Conventional packages such as the TO-8 package and flatpacks which are hermetically sealed are often used. Such packages are relatively large in volume in comparison to the size of the SAW device. These packages also constrained how the SAW substrate can be mounted within the package to provide a SAW device having a surface wave velocity which is relatively invariant with external stress.

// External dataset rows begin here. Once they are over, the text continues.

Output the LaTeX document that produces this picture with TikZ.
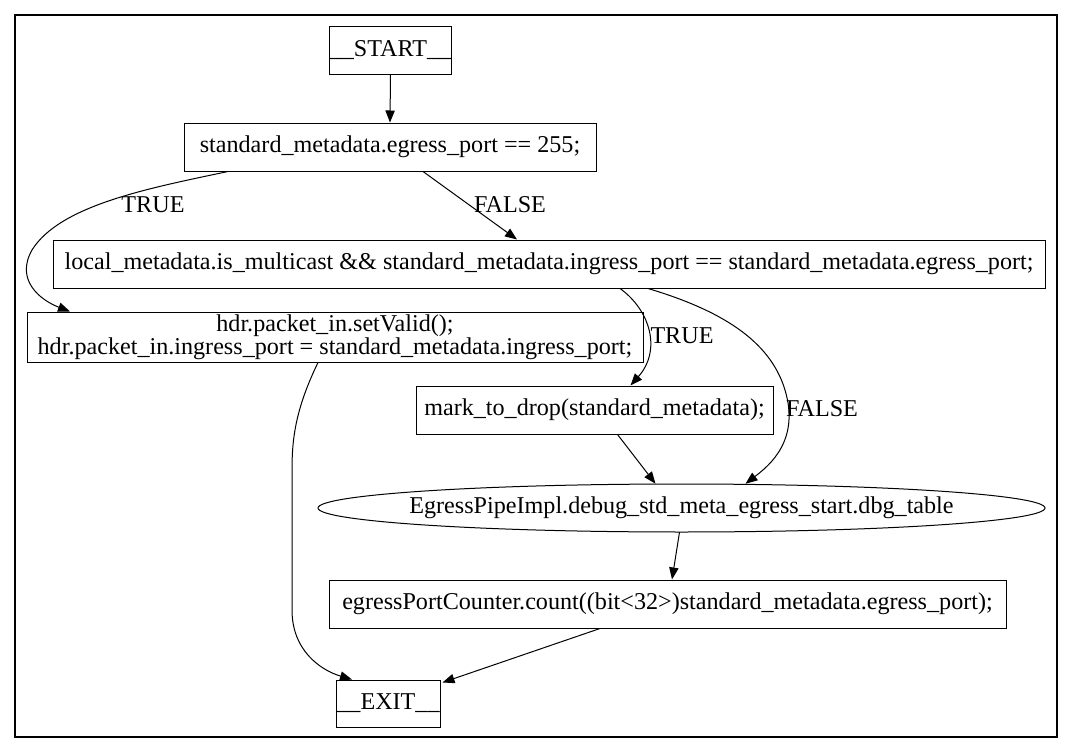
\documentclass[tikz,border=0pt]{standalone}
\usepackage{fontspec}
\setmainfont{Liberation Serif}
\usetikzlibrary{arrows.meta,calc}
\begin{document}
\begin{tikzpicture}[x=0.75pt,y=-0.75pt,
  every node/.style={font=\fontsize{18.1}{14.5}\selectfont},
  box/.style={draw, rectangle, inner sep=0pt, line width=0.75pt, align=center},
  plain/.style={rectangle, inner sep=0pt},
  edge/.style={line width=0.75pt, -{Triangle[length=9pt,width=7pt]}},
  lbl/.style={inner sep=0pt}]
\useasboundingbox (0,0) rectangle (1072,753);
\draw[line width=1.6pt] (15,15) rectangle (1057,737);

\node[box, minimum width=121*0.75pt, minimum height=48*0.75pt] (start) at (390.5,50) {\_\_START\_\_};
\node[box, minimum width=412*0.75pt, minimum height=48*0.75pt] (egress) at (390,147) {standard\_metadata.egress\_port == 255;};
\node[box, minimum width=992*0.75pt, minimum height=48*0.75pt] (local) at (549,264) {local\_metadata.is\_multicast \&\& standard\_metadata.ingress\_port == standard\_metadata.egress\_port;};
\node[box, minimum width=616*0.75pt, minimum height=50*0.75pt] (hdr) at (335,337) {hdr.packet\_in.setValid();\\hdr.packet\_in.ingress\_port = standard\_metadata.ingress\_port;};
\node[box, minimum width=357*0.75pt, minimum height=48*0.75pt] (mark) at (594.5,410) {mark\_to\_drop(standard\_metadata);};
\node[plain, minimum height=48*0.75pt] (tbl) at (681.5,508) {EgressPipeImpl.debug\_std\_meta\_egress\_start.dbg\_table};
\draw[line width=0.75pt] (tbl.center) ellipse [x radius=363.5, y radius=24];
\node[box, minimum width=677*0.75pt, minimum height=48*0.75pt] (counter) at (667.5,604) {egressPortCounter.count((bit<32>)standard\_metadata.egress\_port);};
\node[box, minimum width=104*0.75pt, minimum height=47*0.75pt] (exit) at (388,703.5) {\_\_EXIT\_\_};

\draw[edge] (start.south) -- (egress.north);
\draw[edge] ($(egress.south)+(-162,0)$) .. controls (150,188) and (60,205) .. (32,250)
  .. controls (15,280) and (40,300) .. ($(hdr.north)+(-265,0)$);
\draw[edge] ($(egress.south)+(33,0)$) -- ($(local.north)+(-32,0)$);
\draw[edge] ($(local.south)+(71,0)$) .. controls (650,310) and (662,350) .. ($(mark.north)+(36,0)$);
\draw[edge] ($(local.south)+(99,0)$) .. controls (720,310) and (770,340) .. (785,390)
  .. controls (800,440) and (770,465) .. ($(tbl.north)+(64,0)$);
\draw[edge] ($(hdr.south)+(-17,0)$) .. controls (295,410) and (292,440) .. (292,470)
  -- (292,610) .. controls (292,650) and (320,670) .. ($(exit.north)+(-36,0)$);
\draw[edge] ($(mark.south)+(23,0)$) -- ($(tbl.north)+(-26,0)$);
\draw[edge] ($(tbl.south)+(-2,0)$) -- ($(counter.north)+(4.5,0)$);
\draw[edge] ($(counter.south)+(-67.5,0)$) -- ($(exit.north east)+(2,3)$);

\node[lbl] (t1) at (153,205) {TRUE};
\node[lbl] (f1) at (510,205) {FALSE};
\node[lbl] (t2) at (682,336) {TRUE};
\node[lbl] (f2) at (822,409) {FALSE};
\end{tikzpicture}
\end{document}
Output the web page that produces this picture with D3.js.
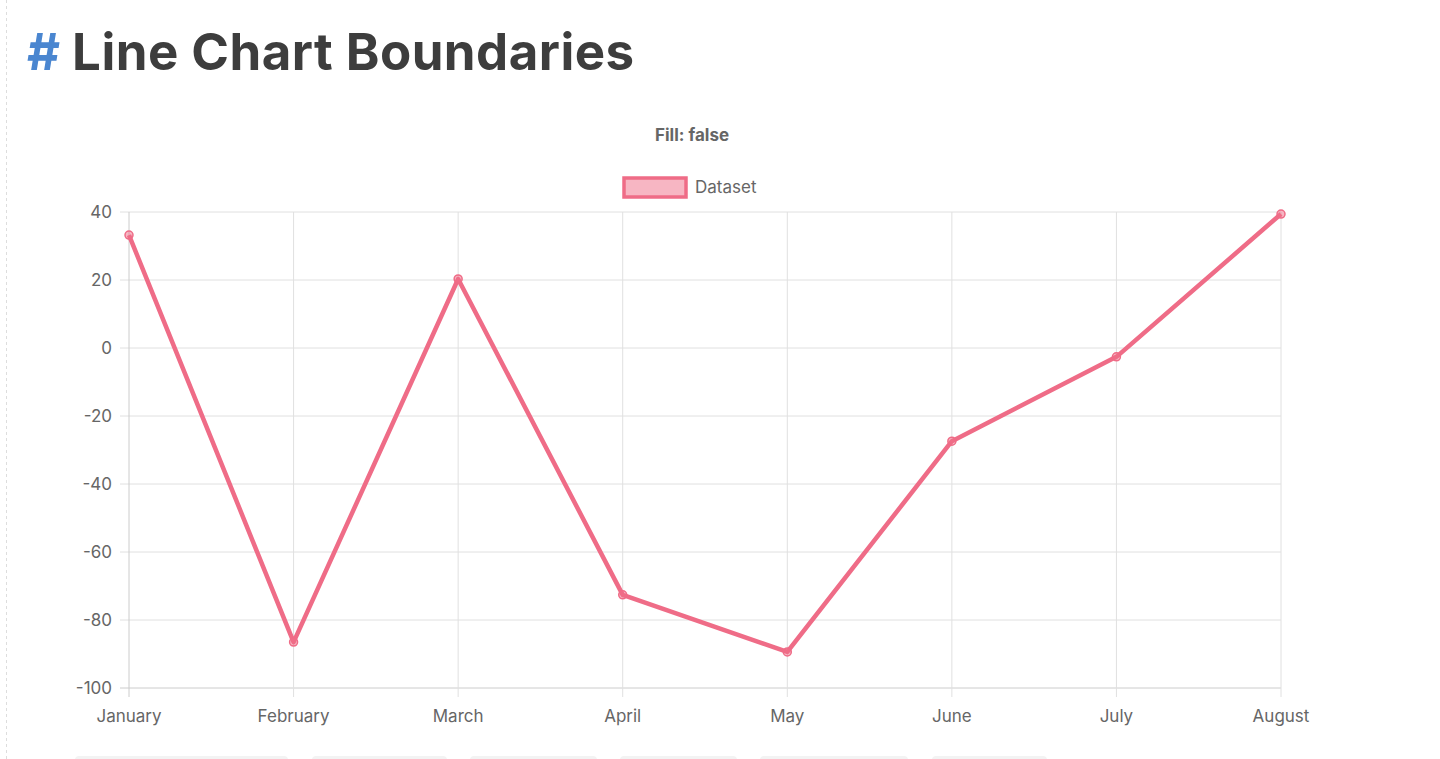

It is generally known that a low vibration sensitivity is obtained when the bottom of the SAW device substrate is uniformally supported. One approach is to provide a soft stress reducing material such as a rubber or a room temperature vulcanizing silicon rubber on the conventional package to uniformally support the bottom of the SAW device substrate. It has been found, however, that such a soft material causes long-term frequency shifts in SAW devices provided within such packages because over time the soft material will outgas impurities which may become deposited upon the upper surface of the SAW device substrate. Such deposits of impurities are believed to cause changes in the velocity characteristics of the surface waves which propagate along the upper surface of the substrate and hence change the long term frequency characteristics of the device. These frequency characteristics are often of a magnitude so large that the device is no longer acceptable for many applications. On the other hand, rigidly fastening the bottom of the SAW substrate to the package is also generally unacceptable since the thermal expansion characteristics of the SAW substrate are generally not perfectly matched to the thermal expansion characteristics of the material of the package. Because of this mismatch in thermal expansion characteristics, this arrangement leads to unpredictable temperature dependent stress characteristics that adversely effect frequency stability and may even result in fracture of the base of the SAW device.

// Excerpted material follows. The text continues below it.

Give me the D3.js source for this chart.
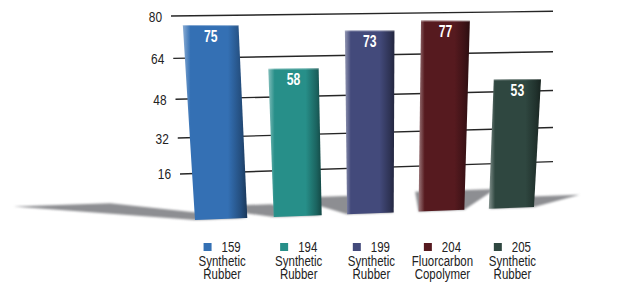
<!DOCTYPE html>
<html>
<head>
<meta charset="utf-8">
<script src="https://cdn.jsdelivr.net/npm/d3@7"></script>
<style>
  body { margin: 0; background: #fff; }
  text { font-family: "Liberation Sans", Arial, sans-serif; }
</style>
</head>
<body>
<svg id="chart"></svg>
<script>
var width = 620, height = 282;

// data
var compounds = ["159", "194", "199", "204", "205"];
var compoundTypes = ["Synthetic Rubber", "Synthetic Rubber", "Synthetic Rubber", "Fluorcarbon Copolymer", "Synthetic Rubber"];
var hardness = [75, 58, 73, 77, 53];
var barColors = ["#3470b4", "#278f89", "#434a7b", "#561a1f", "#2f4740"];
var yTicks = [16, 32, 48, 64, 80];

var narrow = 0.82; // condensed look, squeeze text horizontally

var svg = d3.select("#chart").attr("width", width).attr("height", height);
var defs = svg.append("defs");

function place(x, y, sx) {
  return "translate(" + x + "," + y + ") scale(" + (sx || narrow) + ",1)";
}

// ---- bar plane (tilted pseudo 3d) ----
var u = d3.scaleBand().domain(compounds).range([0, 1]).paddingInner(0.35);
var warp = d3.scalePow().exponent(0.95).domain([0, 1]).range([0, 1]);
var vBar = d3.scaleLinear().domain([0, 80]).range([0, 1]);
var corner = { bl: [195, 220], br: [534, 207], tl: [182, 12], tr: [544.6, 13.8] };

function barPt(uu, vv) {
  var a = warp(uu), b = vBar(vv);
  return [0, 1].map(function(k) {
    return (1 - a) * (1 - b) * corner.bl[k] + a * (1 - b) * corner.br[k] +
           (1 - a) * b * corner.tl[k] + a * b * corner.tr[k];
  });
}

// ---- grid plane ----
var gridT = d3.scalePow().exponent(1.15).domain([0, 80]).range([0, 1]);
var gridLeftX = d3.scaleLinear().domain([16, 80]).range([180, 171]);
var gridLeftY = d3.scaleLinear().domain([0, 1]).range([203.4, 16]);
var gridRightY = d3.scaleLinear().domain([0, 1]).range([189.7, 11.3]);
var gridRightX = 553;

var grid = svg.append("g");
grid.selectAll("line").data(yTicks).enter().append("line")
  .attr("x1", function(d) { return gridLeftX(d); })
  .attr("y1", function(d) { return gridLeftY(gridT(d)); })
  .attr("x2", gridRightX)
  .attr("y2", function(d) { return gridRightY(gridT(d)); })
  .attr("stroke", "#262626")
  .attr("stroke-width", 1.4);

grid.selectAll("text").data(yTicks).enter().append("text")
  .attr("transform", function(d) { return place(gridLeftX(d) - 9, gridLeftY(gridT(d)) + 5.5); })
  .attr("text-anchor", "end")
  .attr("font-size", 14.5)
  .attr("fill", "#222")
  .text(function(d) { return d; });

// ---- shadows ----
defs.append("filter").attr("id", "soft")
  .attr("x", "-20%").attr("y", "-50%").attr("width", "140%").attr("height", "200%")
  .append("feGaussianBlur").attr("stdDeviation", 1.3);

var light = [423, 237], lightH = 440;
function shadowTip(base, top) {
  var h = base[1] - top[1], f = h / (lightH - h);
  return [base[0] + (base[0] - light[0]) * f, base[1] + (base[1] - light[1]) * f];
}

var bars = compounds.map(function(c, i) {
  var x0 = u(c), x1 = u(c) + u.bandwidth();
  return {
    name: c, value: hardness[i], color: barColors[i], type: compoundTypes[i],
    bl: barPt(x0, 0), br: barPt(x1, 0), tr: barPt(x1, hardness[i]), tl: barPt(x0, hardness[i])
  };
});

svg.append("g").attr("filter", "url(#soft)")
  .selectAll("path").data(bars).enter().append("path")
  .attr("d", function(d) {
    var pts = [d.bl, shadowTip(d.bl, d.tl), shadowTip(d.br, d.tr), d.br];
    return "M" + d3.polygonHull(pts).join("L") + "Z";
  })
  .attr("fill", "#8d8e92");

// ---- bars ----
bars.forEach(function(d, i) {
  var g = defs.append("linearGradient").attr("id", "grad" + i)
    .attr("x1", 0).attr("x2", 1).attr("y1", 0).attr("y2", 0);
  var stops = [
    [0, d3.interpolateRgb(d.color, "#fff")(0.42)],
    [0.12, d.color],
    [0.7, d.color],
    [0.9, d3.interpolateRgb(d.color, "#000")(0.3)],
    [1, d3.interpolateRgb(d.color, "#000")(0.5)]
  ];
  g.selectAll("stop").data(stops).enter().append("stop")
    .attr("offset", function(s) { return s[0]; })
    .attr("stop-color", function(s) { return s[1]; });
});

var barG = svg.append("g");
barG.selectAll("path.bar").data(bars).enter().append("path")
  .attr("class", "bar")
  .attr("d", function(d) { return "M" + [d.bl, d.br, d.tr, d.tl].join("L") + "Z"; })
  .attr("fill", function(d, i) { return "url(#grad" + i + ")"; });

barG.selectAll("line.top").data(bars).enter().append("line")
  .attr("class", "top")
  .attr("x1", function(d) { return d.tl[0]; }).attr("y1", function(d) { return d.tl[1] + 0.5; })
  .attr("x2", function(d) { return d.tr[0]; }).attr("y2", function(d) { return d.tr[1] + 0.5; })
  .attr("stroke", "rgba(255,255,255,0.35)").attr("stroke-width", 1);

barG.selectAll("text").data(bars).enter().append("text")
  .attr("transform", function(d) {
    return place((d.tl[0] + d.tr[0]) / 2, (d.tl[1] + d.tr[1]) / 2 + 16.5, 0.76);
  })
  .attr("text-anchor", "middle")
  .attr("font-size", 16)
  .attr("font-weight", "bold")
  .attr("fill", "#fff")
  .text(function(d) { return d.value; });

// ---- legend, one item centred under each bar ----
var legend = svg.append("g").selectAll("g").data(bars).enter().append("g")
  .attr("transform", function(d) { return "translate(" + ((d.bl[0] + d.br[0]) / 2 + 1) + ",0)"; });

legend.each(function(d) {
  var item = d3.select(this);
  var num = item.append("text").attr("font-size", 14).attr("fill", "#222").text(d.name);
  var w = num.node().getComputedTextLength() * narrow;
  var total = 8 + 10 + w;
  item.append("rect").attr("x", -total / 2).attr("y", 243).attr("width", 8).attr("height", 8).attr("fill", d.color);
  num.attr("transform", place(-total / 2 + 18, 252));
  item.selectAll("text.type").data(d.type.split(" ")).enter().append("text")
    .attr("class", "type")
    .attr("transform", function(t, k) { return place(0, 265.5 + k * 13.5); })
    .attr("text-anchor", "middle")
    .attr("font-size", 14)
    .attr("fill", "#222")
    .text(function(t) { return t; });
});
</script>
</body>
</html>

Once solution to the foregoing problem has been to provide a hermetically sealed package in which the SAW substrate provides a bottom portion of the package. Such arrangements are shown in U.S. Pat. No. 4,270,105, Parker, et al., issued May 26, 1981, entitled "Stabilize Surface Wave Device" and assigned to the assignee of the present invention and in articles entitled "Long Term Aging and Mechanical Stability of 1.4 Gigahertz SAW Oscillators" by M. Gliden, et al., Proceedings of the IEEE Ultrasonic Symposium, page 184 and "SAW Resonator Frit Bonded Pressure Transducer" by D. Weirauch, et al., Proceedings of the IEEE Ultrasonic Symposium, 1979, page 874.

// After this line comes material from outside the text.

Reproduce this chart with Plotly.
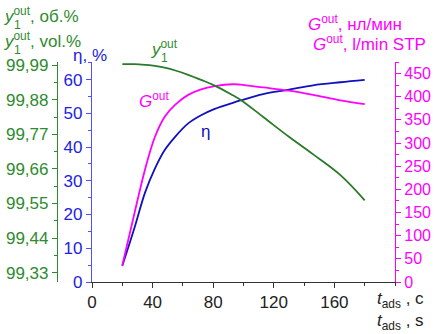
import plotly.graph_objects as go

# Data
t_ads = [20, 28, 35, 41.5, 48, 55, 63.5, 72, 81, 93, 98, 113, 130, 146, 164, 180]
y1_out = [99.993, 99.993, 99.991, 99.988, 99.982, 99.973, 99.959, 99.943, 99.925, 99.894,
          99.880, 99.825, 99.762, 99.706, 99.640, 99.56]
G_out = [36, 148, 243, 313, 357, 383, 404, 416, 423, 427, 426, 420, 413, 404, 392, 384]
eta = [4.8, 16.0, 26.5, 33.6, 39.1, 43.1, 47.0, 49.4, 51.3, 53.1, 53.8, 55.7, 57.0, 58.3, 59.2, 59.9]

x_ticks = [0, 40, 80, 120, 160]
y1_ticks = [99.33, 99.44, 99.55, 99.66, 99.77, 99.88, 99.99]
y1_ticktext = [f"{v:.2f}".replace(".", ",") for v in y1_ticks]

GREEN_T = "#2e8b2e"
GREEN_L = "#2a7a2a"
BLUE_T = "#2222dd"
BLUE_L = "#1010c0"
MAG = "#ff00ff"
FONT = "Liberation Sans, Arial, sans-serif"

fig = go.Figure()
fig.add_trace(go.Scatter(x=t_ads, y=eta, mode="lines", line=dict(color=BLUE_L, width=1.8, shape="spline"),
                         yaxis="y", showlegend=False))
fig.add_trace(go.Scatter(x=t_ads, y=G_out, mode="lines", line=dict(color=MAG, width=1.8, shape="spline"),
                         yaxis="y2", showlegend=False))
fig.add_trace(go.Scatter(x=t_ads, y=y1_out, mode="lines", line=dict(color=GREEN_L, width=1.8, shape="spline"),
                         yaxis="y3", showlegend=False))

W, H = 436, 334
ml, mr, mt, mb = 57, 41, 62, 52
pw = W - ml - mr
x0 = (92 - ml) / pw

fig.update_layout(
    width=W, height=H,
    margin=dict(l=ml, r=mr, t=mt, b=mb, autoexpand=False),
    paper_bgcolor="white", plot_bgcolor="white",
    font=dict(family=FONT, size=17),
    xaxis=dict(domain=[x0, 1], range=[0, 200], tickvals=x_ticks, ticks="outside", ticklen=5,
               showline=True, linecolor="#333333", linewidth=1, tickcolor="#333333",
               showgrid=False, zeroline=False, tickfont=dict(color="#222222", size=17),
               minor=dict(dtick=20, tick0=0, ticks="outside", ticklen=3, tickcolor="#333333")),
    yaxis=dict(range=[0, 65.2], dtick=10, tick0=0, ticks="outside", ticklen=5,
               showline=True, linecolor="#5050ff", linewidth=1.2, tickcolor="#5050ff",
               showgrid=False, zeroline=False, tickfont=dict(color=BLUE_T, size=17),
               minor=dict(dtick=5, tick0=0, ticks="outside", ticklen=3, tickcolor="#5050ff")),
    yaxis2=dict(range=[0, 475], dtick=50, tick0=0, overlaying="y", side="right", anchor="x",
                ticks="outside", ticklen=5, showline=True, linecolor=MAG, linewidth=1.2, tickcolor=MAG,
                showgrid=False, zeroline=False, tickfont=dict(color=MAG, size=16),
                minor=dict(dtick=25, tick0=0, ticks="outside", ticklen=3, tickcolor=MAG)),
    yaxis3=dict(range=[99.3, 100.0], tickvals=y1_ticks, ticktext=y1_ticktext, overlaying="y",
                side="left", anchor="free", position=0, ticks="outside", ticklen=5,
                showline=True, linecolor=GREEN_T, linewidth=1.2, tickcolor=GREEN_T,
                showgrid=False, zeroline=False, tickfont=dict(color=GREEN_T, size=17),
                minor=dict(dtick=0.055, tick0=99.275, ticks="outside", ticklen=3, tickcolor=GREEN_T)),
)

def ann(text, x, y, color, xanchor="left", size=17):
    fig.add_annotation(text=text, x=x, y=y, xref="paper", yref="paper", xanchor=xanchor,
                       yanchor="middle", showarrow=False, font=dict(color=color, size=size, family=FONT))

def px(xp):
    return (xp - ml) / pw

def py(yp):
    return 1 - (yp - mt) / (H - mt - mb)

# Left axis titles
ann("<i>y</i><sup>out</sup>, об.%", px(2), py(15), GREEN_T)
ann("1", px(12), py(25), GREEN_T, size=12)
ann("<i>y</i><sup>out</sup>, vol.%", px(2), py(40), GREEN_T)
ann("1", px(12), py(50), GREEN_T, size=12)
ann("η, %", px(71), py(55), BLUE_T)

# Right axis titles
ann("<i>G</i><sup>out</sup>, нл/мин", px(404), py(23), MAG, xanchor="right")
ann("<i>G</i><sup>out</sup>, l/min STP", px(428), py(43), MAG, xanchor="right")

# Bottom right x title
ann("<i>t</i><sub>ads</sub> , c", px(426), py(300), "#222222", xanchor="right")
ann("<i>t</i><sub>ads</sub> , s", px(426), py(322), "#222222", xanchor="right")

# Curve labels
ann("<i>y</i><sup>out</sup>", px(149), py(48), GREEN_T)
ann("1", px(159), py(58), GREEN_T, size=12)
ann("<i>G</i><sup>out</sup>", px(137), py(100), MAG)
ann("η", px(199), py(131), BLUE_L)

fig.write_html("out.html", config={"displayModeBar": False},
               post_script="document.body.style.margin='0';document.body.style.overflow='hidden';")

The issued U.S. Patent describes a quartz package having the hydrophobic polymer coating for passivating an upper surface of the substrate on which the surface waves propagate. The article by Gliden describes a SAW based oscillator including a quartz packaged SAW device. Long term aging data indicates that such devices will have frequency shifts of at least .+-.4 parts per million per year. For some applications in stable oscillators, this drift or aging characteristic is unacceptable. The second article by Weirauch describes a pressure transducer fabricated having a quartz package. According to this article, a frit was applied to both surfaces, the SAW was evacuated, and the substrates were then mated together. As indicated in the article, a hysteresis effect was observed. This indicates that there may be a stress relief problem associated with the technique. It was also suggested that some long term frequency shift effects may be present. These short term and potential long term drift problems may be unacceptable for SAW devices such as delay lines and resonators when used in highly stable precision oscillators.
A solution to these problems of aging and short term frequency shift has been the All-Quartz Package (AQP) as mentioned in a paper entitled "A New All-quartz Package for SAW Devices" by Parker, et al., 39th Annual Frequency Symposium, 1985, pages 519-524. The approach has been used to provide devices such as resonators having very low aging rates (typically less than 0.5 parts per million per year). The approach has also been used on delay lines. The distinction made between SAW resonators and SAW delay lines is that a SAW resonator generally also has a pair of gratings disposed on the surface wave surface outside of the region of the pair of transducers. The resonator thus provides a high Q narrow band device whereas the SAW delay line does not have such a pair of gratings and is a broaderband, lower Q device.
The vibration sensitivity of SAW devices used in SAW stabilized oscillators is particularly important for radar applications where the SAW stabilized oscillator will be in a high vibration environment, such as, for example, on a plane, helicopter, or missile. Frequency fluctuations induced by external vibrations can cause a significant increase in oscillator phase noise levels at the vibration frequencies and therefore degrade the performance of the radar. Theoretical predictions of the vibration sensitivity for the all-quartz package resonators indicate that vibration sensitivities as low as 10.sup.-11 fractional change in frequency per g of applied force should be attainable in each of the three orthogonal directions of the SAW device. Such performance will be comparable to or better than any known oscillator technology (i.e. bulkwave technologies or dielectric resonator technologies for example). In practice, however, it has not been heretofore possible to provide SAW stabilized oscillations in which the SAW device exhibits such low SAW vibration sensitivities.